11. Common troubleshooting checklist
- Memory errors: increase RAM, simplify graph, or run on a sampled subset.
- Long runtimes: switch to approximate algorithms or profile to find bottlenecks.
- Unexpected results in metrics: verify preprocessing (duplicate edges, directed vs. undirected), check for disconnected components.
- Poor layout or overlapping labels: reduce node count for layout, use aggregation or label filtering.
12. Example workflows
- Fast centrality ranking on a 2M-edge graph:
- Preprocess: map IDs to ints, remove degree-0 nodes.
- Compute degree and approximate PageRank using power iteration limited to 20–50 iterations (or a distributed pagerank).
- Export top 500 nodes for focused visualization.
- Community detection and visualization on a 500k-node graph:
- Compute k-core (k≥3) to reduce to backbone.
- Run Leiden algorithm on backbone.
- Aggregate nodes by community into supernodes for a network-level visualization; color communities and display sizes.
13. Recommended companion tools
- pandas / Dask for preprocessing and out-of-core dataframes.
- NetworkX (for prototyping small samples) and graph-tool / SNAP for performance-critical analysis.
- Spark GraphFrames or GraphX for distributed computation.
- Gephi or specialized viewers for interactive visualization; embedding tools like UMAP for layout.
14. Final checklist before production runs
- Have a test run on a representative sample.
- Confirm ID mappings are saved and reversible.
- Record seeds, parameters, and software versions.
- Ensure backups of raw data and cleaned intermediates.

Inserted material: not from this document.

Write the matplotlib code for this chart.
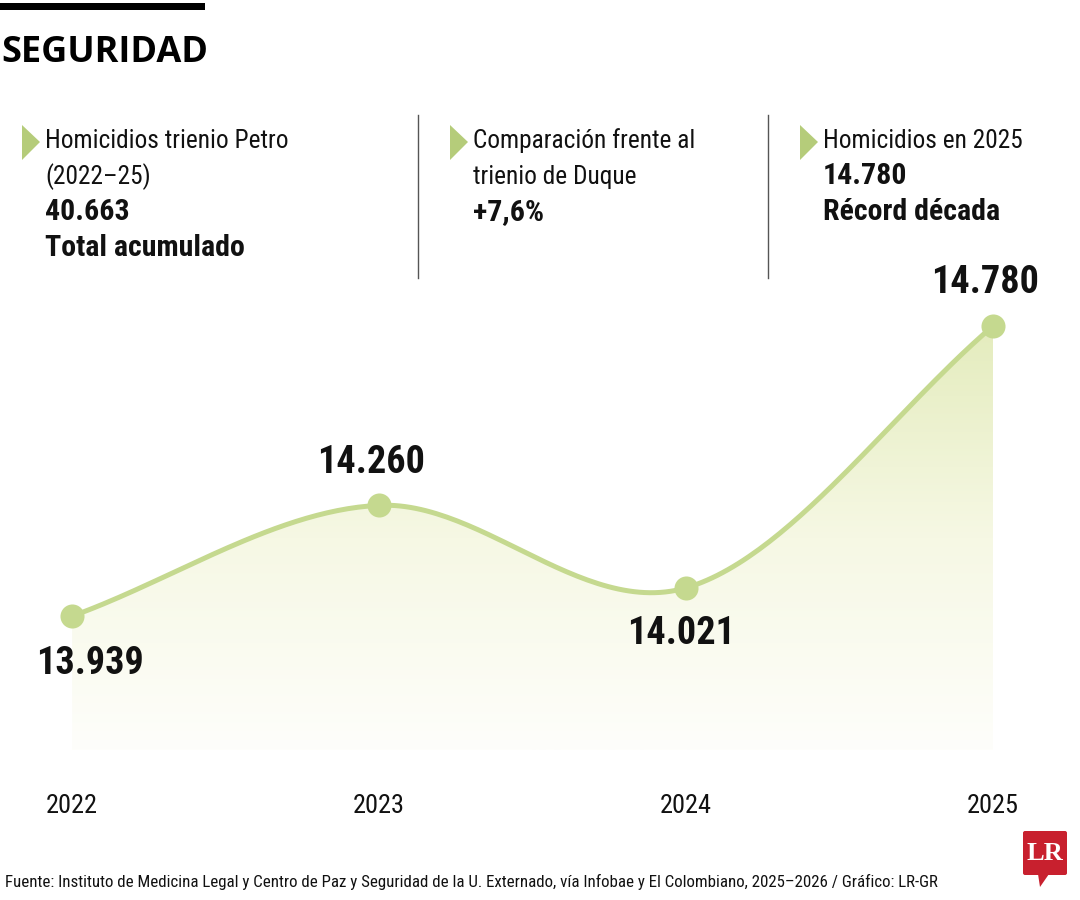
import numpy as np
import matplotlib
matplotlib.use('Agg')
import matplotlib.pyplot as plt
from matplotlib import font_manager
from matplotlib.patches import Polygon, FancyBboxPatch
from matplotlib.colors import LinearSegmentedColormap

# datos
years = [2022, 2023, 2024, 2025]
homicidios = [13939, 14260, 14021, 14780]
label_above = [False, True, False, True]

block_titles = [["Homicidios trienio Petro", "(2022–25)"],
                ["Comparación frente al", "trienio de Duque"],
                ["Homicidios en 2025"]]
block_values = [["40.663", "Total acumulado"],
                ["+7,6%"],
                ["14.780", "Récord década"]]

fuente = ("Fuente: Instituto de Medicina Legal y Centro de Paz y Seguridad de la U. Externado, "
          "vía Infobae y El Colombiano, 2025–2026 / Gráfico: LR-GR")

# fuente condensada si existe
names = {f.name for f in font_manager.fontManager.ttflist}
cond = 'DejaVu Sans'
for n in ['Liberation Sans Narrow', 'Roboto Condensed', 'Open Sans Condensed']:
    if n in names:
        cond = n
        break

verde = '#c5d98f'
verde_tri = '#b5cc7a'
negro = '#111111'

fig = plt.figure(figsize=(10.8, 9), dpi=100)

# capa base en pixeles
base = fig.add_axes([0, 0, 1, 1])
base.set_xlim(0, 1080)
base.set_ylim(900, 0)
base.axis('off')

base.add_patch(plt.Rectangle((0, 3), 205, 7, color='black', lw=0))
base.text(1, 62, "SEGURIDAD", family='Open Sans', weight='bold', fontsize=26,
          color='black', va='baseline', ha='left')

# bloques de texto
bx = [22, 450, 800]
for i in range(3):
    x = bx[i]
    base.add_patch(Polygon([[x, 125], [x, 160], [x + 18, 142]], closed=True,
                           color=verde_tri, lw=0))
    y = 148
    for t in block_titles[i]:
        base.text(x + 23, y, t, family=cond, fontsize=18.3, color=negro, va='baseline')
        y += 36
    for t in block_values[i]:
        base.text(x + 23, y, t, family=cond, fontsize=21.5, weight='bold',
                  color=negro, va='baseline')
        y += 36

for sx in [418, 768]:
    base.plot([sx, sx], [115, 278], color='#555555', lw=1)

base.text(5, 882, fuente, family=cond, fontsize=12.2, color=negro, va='center')

# logo LR
base.add_patch(FancyBboxPatch((1023, 831), 44, 44,
                              boxstyle='round,pad=0,rounding_size=2',
                              fc='#c8202e', ec='none'))
base.add_patch(Polygon([[1038, 874], [1049, 874], [1040, 887]], closed=True,
                       fc='#c8202e', ec='none'))
base.text(1045, 854, "LR", family='Liberation Serif', weight='bold', fontsize=19,
          color='white', ha='center', va='center')

# grafica
ax = fig.add_axes([0, 150 / 900, 1, 500 / 900])
ax.patch.set_alpha(0)
ax.set_xlim(2021.765, 2025.283)
ax.set_ylim(13551, 15000)
for s in ax.spines.values():
    s.set_visible(False)
ax.set_yticks([])
ax.set_xticks(years)
ax.set_xticklabels([str(y) for y in years], family=cond, fontsize=19, color=negro)
ax.tick_params(axis='x', length=0, pad=32)

# curva suavizada (Catmull-Rom) por los puntos
xp = np.array(years, dtype=float)
yp = np.array(homicidios, dtype=float)
m = np.zeros_like(yp)
m[1:-1] = (yp[2:] - yp[:-2]) / 2
m[0] = yp[1] - yp[0]
m[-1] = yp[-1] - yp[-2]
xs, ys = [], []
for i in range(len(xp) - 1):
    t = np.linspace(0, 1, 60)
    h00 = 2 * t**3 - 3 * t**2 + 1
    h10 = t**3 - 2 * t**2 + t
    h01 = -2 * t**3 + 3 * t**2
    h11 = t**3 - t**2
    xs.append(xp[i] + t * (xp[i + 1] - xp[i]))
    ys.append(h00 * yp[i] + h10 * m[i] + h01 * yp[i + 1] + h11 * m[i + 1])
xs = np.concatenate(xs)
ys = np.concatenate(ys)

# relleno degradado
poly = ax.fill_between(xs, ys, 13551, facecolor='none', lw=0)
cmap = LinearSegmentedColormap.from_list('g', ['#fefefb', '#f6f8e4', '#e4ecbd'])
grad = np.linspace(0, 1, 256).reshape(-1, 1)
im = ax.imshow(grad, extent=[2022, 2025, 13551, max(homicidios)], origin='lower',
               aspect='auto', cmap=cmap, zorder=1)
im.set_clip_path(poly.get_paths()[0], transform=ax.transData)

ax.plot(xs, ys, color=verde, lw=3.6, zorder=3, solid_capstyle='round')
ax.scatter(years, homicidios, s=300, color=verde, zorder=4, clip_on=False, lw=0)

offs = {2022: (13, -34), 2023: (-6, 31), 2024: (-4, -33), 2025: (-6, 31)}
for x, v, up in zip(years, homicidios, label_above):
    lab = f"{v:,}".replace(',', '.')
    ax.annotate(lab, (x, v), xytext=offs[x], textcoords='offset points',
                ha='center', va='center', family=cond, weight='bold',
                fontsize=27.5, color=negro, zorder=5)

fig.savefig('out.png', dpi=100)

Optimizing large-scale graph analysis with OpenPajek is about making careful choices at each stage: clarify goals, preprocess efficiently, choose scalable algorithms or approximations, simplify when acceptable, and prioritize reproducibility. With these workflow tips you can reduce runtime, control memory use, and produce interpretable outputs even from very large networks.